Para las ideologías colectivistas que jamás creen en la libertad del individuo no hay nada más importante que la igualdad. Creen que las diferencias se originan en la libertad, y es así, claro está, pero creen también en que una vez instalada la igualdad en la sociedad por fin ya no habrá más diferencias. Esta situación antinatural es un gran salto al vacío que pasa por encima de todas las dictaduras totalitarias que en el mundo han sido, y pasa por todas las hambrunas provocadas por los "ideales", la "utopía", el socialismo. Pese a las evidencias históricas, pese a los regímenes que tienen a la vista y pese al fracaso una y otra vez de todas y cada una de las sociedades colectivistas, el prestigio con el que la igualdad anda por el mundo es inversamente proporcional a sus resultados, inexistentes, ya que todo lo iguala en ruina y miseria.

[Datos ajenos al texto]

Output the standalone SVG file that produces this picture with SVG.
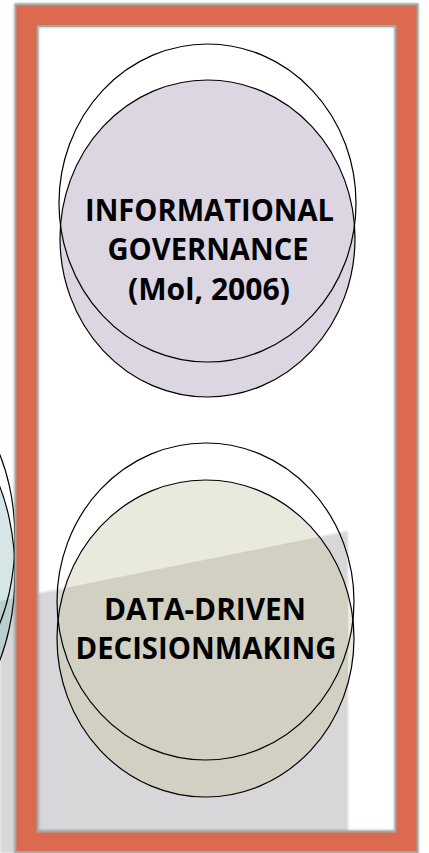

Esta igualdad históricamente putrefacta es muchísimo más importante que el crecimiento, que el desarrollo, que la renta per cápita o el sursuncorda. Es el proceso de nivelación que provoca la génesis de un abultado Estado incompetente con las cañerías a rebosar de conseguidores, comisionistas y sacamantecas: nivelar por abajo no lleva más que a la parálisis económica por la eliminación de incentivos de todo tipo; nivelar por abajo lleva a la descomposición y estrago de la sociedad democrática perdida en intervenciones constantes que hacen desviar el curso de los acontecimientos económicos; y lo más importante, la nivelación por abajo exige ocupar autoritariamente las instituciones y llevarlas a una más que peligrosa erosión. La igualdad se opone a la libertad y, como consecuencia de la ignorancia que supone el control e imposición, se opone a la justicia. Los españoles seguimos atenazados desde hace décadas por las pesadas cargas de un control político colectivista que afecta a la economía, pero también a la cultura, a la educación…, merecemos una sociedad abierta que nos eleve a todos, más ligera, más dinámica, más ágil, más libre.